ROM Er war lange Zeit der mächtigste Mann der katholischen Kirche in Australien. Und galt jahrelang als einer der einflussreichsten Prälaten im Vatikan, der das Vertrauen des Papstes genoss. Diese Woche hat ein Gericht im australischen Melbourne offenbar den tiefen Fall von Kardinal George Pell auch juristisch besiegelt. Eine zwölfköpfige Jury verurteilte den 77-Jährigen wegen sexuellen Missbrauchs, wie es heißt einstimmig. Der Schuldspruch, der wegen eines gerichtlich verfügten Presse-Embargos bislang nicht offiziell, aber von Insidern bestätigt wurde, markiert nicht nur einen Wendepunkt in der Vita des katholischen Würdenträgers.
Pell war zwischen 2013 und 2017 eine der zentralen Figuren im Pontifikat Jorge Bergoglios. Der Papst berief den früheren Erzbischof von Melbourne und Sydney nicht nur seinen den K9 genannten Kardinalsrat zur Kurienreform, sondern auch als Chef des neu geschaffenen Sekretariats für Wirtschaft, dessen Aufgabe war, die Finanzen des Kirchenstaats in Ordnung zu bringen.
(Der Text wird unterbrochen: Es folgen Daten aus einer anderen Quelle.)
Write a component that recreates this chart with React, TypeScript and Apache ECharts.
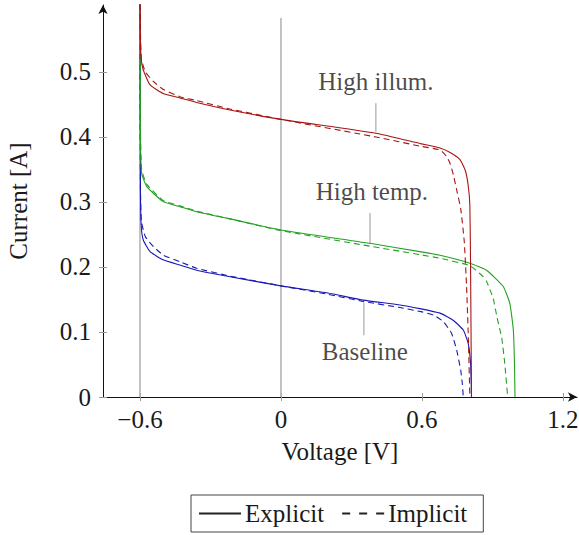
import React, { useEffect, useRef } from "react";
import * as echarts from "echarts";

// Voltage [V], Current [A]
const baselineExplicit: [number, number][] = [
  [-0.6, 0.62], [-0.598, 0.32], [-0.595, 0.265], [-0.586, 0.2415], [-0.557, 0.2236],
  [-0.502, 0.211], [-0.43, 0.203], [-0.359, 0.195], [-0.217, 0.185], [0, 0.171],
  [0.2, 0.16], [0.35, 0.149], [0.5, 0.142], [0.591, 0.136], [0.677, 0.129],
  [0.733, 0.118], [0.776, 0.103], [0.797, 0.0825], [0.807, 0.052], [0.81, 0.02], [0.811, 0],
];
const baselineImplicit: [number, number][] = [
  [-0.6, 0.62], [-0.598, 0.32], [-0.594, 0.27], [-0.577, 0.2466], [-0.542, 0.231],
  [-0.5, 0.218], [-0.43, 0.208], [-0.359, 0.198], [-0.217, 0.186], [0, 0.171],
  [0.2, 0.158], [0.35, 0.147], [0.5, 0.138], [0.6, 0.131], [0.65, 0.126],
  [0.691, 0.116], [0.726, 0.098], [0.748, 0.072], [0.765, 0.0415], [0.772, 0.02], [0.776, 0],
];
const tempExplicit: [number, number][] = [
  [-0.6, 0.62], [-0.598, 0.4], [-0.593, 0.344], [-0.571, 0.3236], [-0.501, 0.3005],
  [-0.43, 0.2928], [-0.359, 0.285], [-0.217, 0.274], [0, 0.257], [0.379, 0.2364],
  [0.591, 0.2236], [0.677, 0.218], [0.804, 0.2057], [0.875, 0.195], [0.946, 0.17],
  [0.974, 0.144], [0.989, 0.103], [0.994, 0.05], [0.996, 0],
];
const tempImplicit: [number, number][] = [
  [-0.6, 0.62], [-0.598, 0.41], [-0.593, 0.35], [-0.571, 0.327], [-0.5, 0.302],
  [-0.43, 0.294], [-0.359, 0.286], [-0.217, 0.274], [0, 0.256], [0.379, 0.232],
  [0.591, 0.219], [0.677, 0.2134], [0.804, 0.202], [0.861, 0.185], [0.875, 0.178],
  [0.903, 0.152], [0.92, 0.122], [0.94, 0.09], [0.953, 0.05], [0.965, 0],
];
const illumExplicit: [number, number][] = [
  [-0.6, 0.62], [-0.598, 0.55], [-0.595, 0.52], [-0.586, 0.503], [-0.557, 0.48],
  [-0.502, 0.467], [-0.43, 0.46], [-0.359, 0.453], [-0.217, 0.4415], [0, 0.427],
  [0.404, 0.4057], [0.591, 0.39], [0.677, 0.383], [0.72, 0.376], [0.762, 0.365],
  [0.785, 0.348], [0.797, 0.325], [0.804, 0.295], [0.807, 0.2], [0.809, 0.1], [0.811, 0],
];
const illumImplicit: [number, number][] = [
  [-0.6, 0.62], [-0.598, 0.56], [-0.594, 0.52], [-0.577, 0.5], [-0.542, 0.485],
  [-0.5, 0.473], [-0.43, 0.462], [-0.359, 0.456], [-0.217, 0.443], [0, 0.427],
  [0.404, 0.4], [0.591, 0.386], [0.677, 0.38], [0.705, 0.37], [0.719, 0.36],
  [0.735, 0.34], [0.75, 0.315], [0.765, 0.29], [0.78, 0.24], [0.79, 0.17],
  [0.797, 0.098], [0.804, 0],
];

const guideLines: [number, number][][] = [
  [[-0.6, 0], [-0.6, 0.583]],
  [[0, 0], [0, 0.583]],
];

const annotations = [
  { text: "High illum.", v: 0.404, i: 0.486, pinFrom: 0.408, pinTo: 0.452 },
  { text: "High temp.", v: 0.387, i: 0.316, pinFrom: 0.236, pinTo: 0.283 },
  { text: "Baseline", v: 0.357, i: 0.07, pinFrom: 0.145, pinTo: 0.095 },
];
const pinV = [0.404, 0.379, 0.353];

const xTicks = [-0.6, 0, 0.6, 1.2];
const yTicks = [0, 0.1, 0.2, 0.3, 0.4, 0.5];

const FONT = "'Liberation Serif', 'Times New Roman', serif";
const FS = 25;
const TXT = "#1a1a1a";
const RED = "#a81313";
const GREEN = "#22a022";
const BLUE = "#1818b8";
const GRAY = "#b4b4b4";
const DASH = [6, 4];

export default function App() {
  const ref = useRef<HTMLDivElement>(null);
  useEffect(() => {
    if (!ref.current) return;
    const chart = echarts.init(ref.current, null, { renderer: "svg" });
    const curve = (name: string, data: [number, number][], color: string, dashed: boolean) => ({
      type: "line",
      name,
      data,
      symbol: "none",
      smooth: 0.15,
      lineStyle: { color, width: 1.1, type: dashed ? DASH : "solid" },
      itemStyle: { color },
      silent: true,
      z: 3,
    });
    const series: any[] = [];
    guideLines.forEach((g, k) =>
      series.push({
        type: "line",
        name: "guide" + k,
        data: g,
        symbol: "none",
        lineStyle: { color: GRAY, width: 1.6 },
        silent: true,
        z: 1,
      })
    );
    annotations.forEach((a, k) =>
      series.push({
        type: "line",
        name: "pin" + k,
        data: [[pinV[k], a.pinFrom], [pinV[k], a.pinTo]],
        symbol: "none",
        lineStyle: { color: "#999999", width: 1 },
        silent: true,
        z: 2,
      })
    );
    series.push(curve("b1", baselineExplicit, BLUE, false));
    series.push(curve("b2", baselineImplicit, BLUE, true));
    series.push(curve("t1", tempExplicit, GREEN, false));
    series.push(curve("t2", tempImplicit, GREEN, true));
    series.push(curve("r1", illumExplicit, RED, false));
    series.push(curve("r2", illumImplicit, RED, true));
    series.push({
      type: "scatter",
      name: "labels",
      data: annotations.map((a) => [a.v, a.i, a.text]),
      symbolSize: 0,
      silent: true,
      label: {
        show: true,
        position: "inside",
        formatter: (p: any) => p.value[2],
        fontFamily: FONT,
        fontSize: FS,
        color: TXT,
      },
      z: 4,
    });
    series.push({
      type: "line",
      name: "Explicit",
      data: [],
      symbol: "none",
      showSymbol: false,
      lineStyle: { color: "#222", width: 1.1, type: "solid" },
      itemStyle: { color: "#222" },
    });
    series.push({
      type: "line",
      name: "Implicit",
      data: [],
      symbol: "none",
      showSymbol: false,
      lineStyle: { color: "#222", width: 1.1, type: [8, 9] },
      itemStyle: { color: "#222" },
    });

    const labelStyle = { fontFamily: FONT, fontSize: FS, color: TXT };
    chart.setOption({
      animation: false,
      textStyle: { fontFamily: FONT },
      grid: {
        left: 103,
        top: 5,
        width: 474,
        height: 392,
        containLabel: false,
        outerBoundsMode: "none",
      },
      legend: {
        data: ["Explicit", "Implicit"],
        left: 191,
        top: 495,
        itemWidth: 42,
        itemHeight: 14,
        itemGap: 17,
        padding: [5, 16, 5, 7],
        borderColor: "#444",
        borderWidth: 1,
        borderRadius: 0,
        selectedMode: false,
        itemStyle: { opacity: 0 },
        textStyle: { ...labelStyle, lineHeight: 27, padding: [0, 0, 0, -1] },
      },
      xAxis: [
        {
          type: "value",
          min: -0.7574,
          max: 1.26,
          axisLine: {
            show: true,
            onZero: false,
            symbol: ["none", "arrow"],
            symbolSize: [7, 9],
            lineStyle: { color: "#111", width: 1 },
          },
          axisTick: { show: true, customValues: xTicks, length: 4, lineStyle: { color: "#999" } },
          axisLabel: {
            ...labelStyle,
            customValues: xTicks,
            margin: 10,
            formatter: (v: number) => (v === 0 ? "0" : v < 0 ? "\u2212" + Math.abs(v).toFixed(1) : v.toFixed(1)),
          },
          splitLine: { show: false },
          name: "Voltage [V]",
          nameLocation: "middle",
          nameGap: 42,
          nameTextStyle: labelStyle,
        },
        {
          type: "value",
          min: -0.7574,
          max: 1.26,
          position: "bottom",
          axisLine: { show: false, onZero: false },
          axisTick: { show: true, inside: true, customValues: xTicks, length: 4, lineStyle: { color: "#999" } },
          axisLabel: { show: false },
          splitLine: { show: false },
        },
      ],
      yAxis: [
        {
          type: "value",
          min: 0,
          max: 0.603,
          axisLine: {
            show: true,
            onZero: false,
            symbol: ["none", "arrow"],
            symbolSize: [7, 9],
            lineStyle: { color: "#111", width: 1 },
          },
          axisTick: { show: true, customValues: yTicks, length: 4, lineStyle: { color: "#999" } },
          axisLabel: {
            ...labelStyle,
            customValues: yTicks,
            margin: 12,
            formatter: (v: number) => (v === 0 ? "0" : v.toFixed(1)),
          },
          splitLine: { show: false },
          name: "Current [A]",
          nameLocation: "middle",
          nameRotate: 90,
          nameGap: 72,
          nameTextStyle: labelStyle,
        },
        {
          type: "value",
          min: 0,
          max: 0.603,
          position: "left",
          axisLine: { show: false, onZero: false },
          axisTick: { show: true, inside: true, customValues: yTicks, length: 4, lineStyle: { color: "#999" } },
          axisLabel: { show: false },
          splitLine: { show: false },
        },
      ],
      series,
    });
    return () => chart.dispose();
  }, []);
  return (
    <div
      ref={ref}
      style={{ position: "absolute", left: 0, top: 0, width: 579, height: 535, background: "#fff" }}
    />
  );
}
Als „Wirtschaftsminister“galt Pell hinter Papst und dem Kardinalstaatssekretär als Nummer Drei im Vatikan. Als australische Ermittler im Sommer 2017 Anklage gegen Pell erhoben, beurlaubte der Papst den erzkonservativen Kleriker. Pell wollte sich den Vorwürfen stellen und „seinen Namen reinwaschen“.
Dies gelang ihm offenbar nicht. Wie das Vatikanportal Vatican Insider berichtete, sei Pell in fünf Anklagepunkten für schuldig befunden worden. In vier Fällen habe er Jugendliche in den 1970er Jahren in einem Schwimmbad belästigt. Auch der Vorwurf, er habe als Erzbischof 1996 in der Sakristei der Kathedrale von Melbourne zwei Chorknaben zum Oralsex gezwungen, sei vom Gericht bestätigt worden. Am 4. Februar will das Gericht das Strafmaß verkünden. Ein zweiter Prozess wegen sexuellen Missbrauchs soll im März beginnen.
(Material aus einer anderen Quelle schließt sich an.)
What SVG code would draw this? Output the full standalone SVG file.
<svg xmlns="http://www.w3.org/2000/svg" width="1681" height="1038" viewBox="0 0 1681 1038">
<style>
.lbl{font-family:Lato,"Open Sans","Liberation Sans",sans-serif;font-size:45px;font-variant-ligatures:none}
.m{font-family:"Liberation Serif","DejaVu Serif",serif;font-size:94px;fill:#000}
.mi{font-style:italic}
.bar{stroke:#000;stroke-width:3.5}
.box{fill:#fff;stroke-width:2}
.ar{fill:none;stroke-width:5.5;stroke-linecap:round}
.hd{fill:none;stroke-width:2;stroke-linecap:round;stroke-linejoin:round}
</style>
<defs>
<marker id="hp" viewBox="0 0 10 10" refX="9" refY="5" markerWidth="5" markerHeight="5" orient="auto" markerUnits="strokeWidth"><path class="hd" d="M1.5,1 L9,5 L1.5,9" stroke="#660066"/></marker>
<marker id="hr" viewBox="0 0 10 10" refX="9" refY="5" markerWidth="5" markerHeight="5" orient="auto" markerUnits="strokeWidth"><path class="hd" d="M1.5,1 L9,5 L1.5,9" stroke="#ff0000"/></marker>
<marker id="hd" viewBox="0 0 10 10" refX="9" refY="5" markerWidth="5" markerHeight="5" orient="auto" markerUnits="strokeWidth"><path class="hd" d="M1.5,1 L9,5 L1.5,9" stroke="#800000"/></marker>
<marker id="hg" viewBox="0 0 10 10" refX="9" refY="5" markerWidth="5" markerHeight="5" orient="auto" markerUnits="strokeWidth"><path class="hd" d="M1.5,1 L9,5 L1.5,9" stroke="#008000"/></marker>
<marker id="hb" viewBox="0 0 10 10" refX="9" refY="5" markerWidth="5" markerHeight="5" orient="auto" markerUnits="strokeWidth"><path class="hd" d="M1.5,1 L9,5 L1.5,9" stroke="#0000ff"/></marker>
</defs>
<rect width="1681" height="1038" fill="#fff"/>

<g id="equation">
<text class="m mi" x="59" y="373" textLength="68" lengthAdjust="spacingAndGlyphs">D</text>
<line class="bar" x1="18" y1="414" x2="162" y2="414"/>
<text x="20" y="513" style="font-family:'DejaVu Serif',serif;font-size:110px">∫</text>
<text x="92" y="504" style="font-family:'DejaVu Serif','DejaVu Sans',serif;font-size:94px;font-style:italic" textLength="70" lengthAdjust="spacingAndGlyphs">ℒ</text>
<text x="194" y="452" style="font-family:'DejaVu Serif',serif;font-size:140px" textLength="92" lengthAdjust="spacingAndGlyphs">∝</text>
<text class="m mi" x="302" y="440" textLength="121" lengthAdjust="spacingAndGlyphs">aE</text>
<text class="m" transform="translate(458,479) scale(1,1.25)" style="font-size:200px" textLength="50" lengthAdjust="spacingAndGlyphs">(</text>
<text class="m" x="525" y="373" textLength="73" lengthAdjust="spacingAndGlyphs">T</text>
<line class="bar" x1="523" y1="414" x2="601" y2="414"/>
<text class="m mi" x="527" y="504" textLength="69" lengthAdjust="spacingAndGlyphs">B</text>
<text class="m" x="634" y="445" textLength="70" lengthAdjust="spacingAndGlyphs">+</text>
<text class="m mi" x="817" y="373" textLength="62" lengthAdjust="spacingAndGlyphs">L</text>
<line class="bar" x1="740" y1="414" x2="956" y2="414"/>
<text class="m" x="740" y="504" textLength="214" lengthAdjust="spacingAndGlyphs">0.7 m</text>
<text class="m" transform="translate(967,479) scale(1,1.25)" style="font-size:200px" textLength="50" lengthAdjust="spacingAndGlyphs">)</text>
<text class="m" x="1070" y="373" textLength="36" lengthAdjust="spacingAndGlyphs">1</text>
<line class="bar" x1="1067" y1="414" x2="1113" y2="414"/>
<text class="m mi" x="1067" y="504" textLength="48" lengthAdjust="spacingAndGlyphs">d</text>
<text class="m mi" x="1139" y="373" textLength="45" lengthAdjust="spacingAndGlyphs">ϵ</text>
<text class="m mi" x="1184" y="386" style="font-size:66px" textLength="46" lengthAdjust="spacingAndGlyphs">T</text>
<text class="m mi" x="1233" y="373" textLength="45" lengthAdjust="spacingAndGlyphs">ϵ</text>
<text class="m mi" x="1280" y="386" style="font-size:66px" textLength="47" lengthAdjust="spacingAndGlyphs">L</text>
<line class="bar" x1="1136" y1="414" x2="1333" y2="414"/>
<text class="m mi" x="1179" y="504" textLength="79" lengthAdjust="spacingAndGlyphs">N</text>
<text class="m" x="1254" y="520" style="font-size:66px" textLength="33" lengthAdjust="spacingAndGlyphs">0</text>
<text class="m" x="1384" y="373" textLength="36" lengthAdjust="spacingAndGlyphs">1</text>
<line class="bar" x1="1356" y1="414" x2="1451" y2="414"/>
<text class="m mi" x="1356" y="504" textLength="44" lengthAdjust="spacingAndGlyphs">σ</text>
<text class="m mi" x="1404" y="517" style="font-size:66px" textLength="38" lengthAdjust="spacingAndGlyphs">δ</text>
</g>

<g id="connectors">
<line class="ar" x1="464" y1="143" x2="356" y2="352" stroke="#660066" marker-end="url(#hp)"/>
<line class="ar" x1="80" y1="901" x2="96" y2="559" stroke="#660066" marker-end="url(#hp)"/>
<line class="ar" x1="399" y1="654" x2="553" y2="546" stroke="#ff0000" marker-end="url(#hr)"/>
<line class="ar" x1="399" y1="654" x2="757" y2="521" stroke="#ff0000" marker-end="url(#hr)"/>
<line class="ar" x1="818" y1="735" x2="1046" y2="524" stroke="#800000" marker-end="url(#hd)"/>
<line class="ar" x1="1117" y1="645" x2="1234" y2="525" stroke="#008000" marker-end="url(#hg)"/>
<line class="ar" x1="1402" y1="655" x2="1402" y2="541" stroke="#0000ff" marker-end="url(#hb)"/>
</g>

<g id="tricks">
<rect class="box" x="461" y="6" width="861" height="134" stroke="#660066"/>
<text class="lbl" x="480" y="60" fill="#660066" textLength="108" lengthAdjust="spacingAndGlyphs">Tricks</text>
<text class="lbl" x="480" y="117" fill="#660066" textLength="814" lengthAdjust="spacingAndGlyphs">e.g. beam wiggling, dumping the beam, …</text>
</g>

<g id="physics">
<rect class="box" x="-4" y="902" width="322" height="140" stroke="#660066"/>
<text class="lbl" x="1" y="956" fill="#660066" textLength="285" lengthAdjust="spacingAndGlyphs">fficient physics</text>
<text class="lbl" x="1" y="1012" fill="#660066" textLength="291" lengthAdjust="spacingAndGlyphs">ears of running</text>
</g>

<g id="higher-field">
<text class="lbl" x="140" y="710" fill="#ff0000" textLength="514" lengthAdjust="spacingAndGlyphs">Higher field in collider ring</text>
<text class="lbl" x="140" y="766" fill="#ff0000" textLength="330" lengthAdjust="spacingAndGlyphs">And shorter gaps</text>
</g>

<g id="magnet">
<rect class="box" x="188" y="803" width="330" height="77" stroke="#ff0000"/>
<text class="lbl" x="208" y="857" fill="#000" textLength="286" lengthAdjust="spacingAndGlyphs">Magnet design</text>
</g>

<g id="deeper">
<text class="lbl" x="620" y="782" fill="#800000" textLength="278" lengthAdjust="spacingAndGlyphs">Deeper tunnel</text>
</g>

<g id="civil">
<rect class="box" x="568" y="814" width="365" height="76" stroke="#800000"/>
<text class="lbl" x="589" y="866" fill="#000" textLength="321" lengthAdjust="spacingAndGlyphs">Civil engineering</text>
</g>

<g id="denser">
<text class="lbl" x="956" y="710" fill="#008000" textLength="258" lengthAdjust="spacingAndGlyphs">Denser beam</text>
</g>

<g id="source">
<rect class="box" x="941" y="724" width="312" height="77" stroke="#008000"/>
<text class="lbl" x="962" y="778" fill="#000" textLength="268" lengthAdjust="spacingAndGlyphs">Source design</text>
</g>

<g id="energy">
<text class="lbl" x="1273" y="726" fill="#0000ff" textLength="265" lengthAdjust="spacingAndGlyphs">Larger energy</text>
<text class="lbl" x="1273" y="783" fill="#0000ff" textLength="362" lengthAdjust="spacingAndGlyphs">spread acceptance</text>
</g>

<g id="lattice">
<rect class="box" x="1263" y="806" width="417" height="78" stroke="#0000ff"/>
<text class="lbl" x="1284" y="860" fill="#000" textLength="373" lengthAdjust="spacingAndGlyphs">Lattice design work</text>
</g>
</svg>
Das Gericht in Melbourne hatte zuvor eine Sperre der Berichterstattung über den Prozess gegen Pell verhängt. Dem Vernehmen nach wollte die zuständige Richterin auf diese Weise die Rechte des Angeklagten und die Unabhängigkeit der Jury wahren. Seit seiner Rückkehr nach Australien mied der 77-Jährige die Öffentlichkeit, um Beschimpfungen zu entgehen.
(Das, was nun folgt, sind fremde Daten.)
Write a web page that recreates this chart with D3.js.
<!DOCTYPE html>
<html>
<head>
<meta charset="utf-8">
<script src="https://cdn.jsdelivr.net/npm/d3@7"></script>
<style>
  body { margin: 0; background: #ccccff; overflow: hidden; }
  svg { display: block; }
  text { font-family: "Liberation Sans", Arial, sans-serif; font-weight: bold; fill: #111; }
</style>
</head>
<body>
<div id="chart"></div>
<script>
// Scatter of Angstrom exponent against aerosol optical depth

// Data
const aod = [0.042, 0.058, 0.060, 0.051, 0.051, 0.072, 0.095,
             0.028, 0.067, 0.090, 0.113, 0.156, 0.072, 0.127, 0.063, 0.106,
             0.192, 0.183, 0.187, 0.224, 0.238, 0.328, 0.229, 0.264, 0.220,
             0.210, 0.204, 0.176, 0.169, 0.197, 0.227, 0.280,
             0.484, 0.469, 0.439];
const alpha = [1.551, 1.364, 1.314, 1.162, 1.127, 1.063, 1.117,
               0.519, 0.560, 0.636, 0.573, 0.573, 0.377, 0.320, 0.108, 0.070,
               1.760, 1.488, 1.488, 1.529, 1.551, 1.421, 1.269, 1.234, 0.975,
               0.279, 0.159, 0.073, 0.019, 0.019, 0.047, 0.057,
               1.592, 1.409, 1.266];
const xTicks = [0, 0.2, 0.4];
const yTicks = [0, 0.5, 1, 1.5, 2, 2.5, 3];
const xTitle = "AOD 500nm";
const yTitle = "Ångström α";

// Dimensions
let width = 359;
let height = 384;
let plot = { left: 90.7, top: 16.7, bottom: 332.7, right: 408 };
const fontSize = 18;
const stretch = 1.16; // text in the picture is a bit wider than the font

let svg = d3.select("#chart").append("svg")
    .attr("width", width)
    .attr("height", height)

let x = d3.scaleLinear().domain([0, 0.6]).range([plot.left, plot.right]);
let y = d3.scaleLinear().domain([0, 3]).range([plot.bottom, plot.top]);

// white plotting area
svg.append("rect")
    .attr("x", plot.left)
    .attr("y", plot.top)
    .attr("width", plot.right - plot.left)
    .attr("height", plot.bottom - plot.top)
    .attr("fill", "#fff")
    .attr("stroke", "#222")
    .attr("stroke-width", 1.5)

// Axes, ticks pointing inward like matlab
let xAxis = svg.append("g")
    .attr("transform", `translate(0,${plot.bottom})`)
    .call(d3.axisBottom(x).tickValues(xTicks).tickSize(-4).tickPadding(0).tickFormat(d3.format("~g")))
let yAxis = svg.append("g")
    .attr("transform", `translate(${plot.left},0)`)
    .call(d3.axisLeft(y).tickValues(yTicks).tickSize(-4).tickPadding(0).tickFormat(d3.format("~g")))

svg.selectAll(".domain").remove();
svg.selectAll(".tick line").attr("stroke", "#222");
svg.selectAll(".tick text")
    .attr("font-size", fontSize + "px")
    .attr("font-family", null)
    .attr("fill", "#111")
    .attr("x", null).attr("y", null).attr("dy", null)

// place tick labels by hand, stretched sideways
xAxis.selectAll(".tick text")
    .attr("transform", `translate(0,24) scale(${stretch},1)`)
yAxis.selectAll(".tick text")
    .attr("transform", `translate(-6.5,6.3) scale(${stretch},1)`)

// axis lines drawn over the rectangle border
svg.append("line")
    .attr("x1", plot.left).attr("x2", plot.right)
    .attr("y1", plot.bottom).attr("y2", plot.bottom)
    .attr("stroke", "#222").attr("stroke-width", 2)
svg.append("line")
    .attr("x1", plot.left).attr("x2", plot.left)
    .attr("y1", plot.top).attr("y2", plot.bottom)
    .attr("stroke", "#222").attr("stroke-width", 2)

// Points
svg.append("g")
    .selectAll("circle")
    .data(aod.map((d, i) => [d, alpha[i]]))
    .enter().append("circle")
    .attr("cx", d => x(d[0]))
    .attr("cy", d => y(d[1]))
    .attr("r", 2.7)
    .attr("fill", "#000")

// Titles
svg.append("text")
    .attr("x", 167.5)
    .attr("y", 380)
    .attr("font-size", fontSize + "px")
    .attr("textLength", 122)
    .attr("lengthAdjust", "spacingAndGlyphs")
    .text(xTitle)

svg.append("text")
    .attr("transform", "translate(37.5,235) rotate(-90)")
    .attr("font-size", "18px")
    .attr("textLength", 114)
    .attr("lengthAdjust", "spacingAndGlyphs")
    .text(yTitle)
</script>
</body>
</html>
In der vergangenen Woche teilte der Vatikan in einem Briefing zum Stand der Kurienreform unter anderem mit, dass Pell und zwei weitere Kardinäle dem K-9-Rat in Zukunft nicht mehr angehören werden und ihre Plätze auch nicht neu besetzt würden. Diese Entscheidung sei bereits im Oktober getroffen worden und sei unter anderem „aus Altersgründen“geschehen. Der Papst habe sich bei den Betroffenen für ihre Arbeit in den vergangenen fünf Jahren bedankt. Dem K-9-Rat gehört auch Kardinal Reinhard Marx, an.
Während über die Abberufung des kongolesischen Kardinals Laurent Monsengwo Pasinya (79) keine genauen Hintergründe bekannt sind, erfolgt das Amtsende von Francisco Javier Errázuriz aus Kalkül. Der 85-Jährige frühere Intimus des Papstes war wegen seines Verhaltens im Missbrauchsskandal der Kirche in Chile untragbar geworden. Betroffene beschuldigen ihn seit Langem der Vertuschung, auf ihn geht auch der krasse Misserfolg des Chile-Besuchs von Papst Franziskus im Januar zurück.
Als Reaktion auf die Skandale in Chile, in Australien, den USA, Deutschland und anderen Ländern, berief Franziskus für Ende Februar die Vorsitzenden aller katholischen Bischofskonferenzen weltweit zu einem Krisengipfel ein.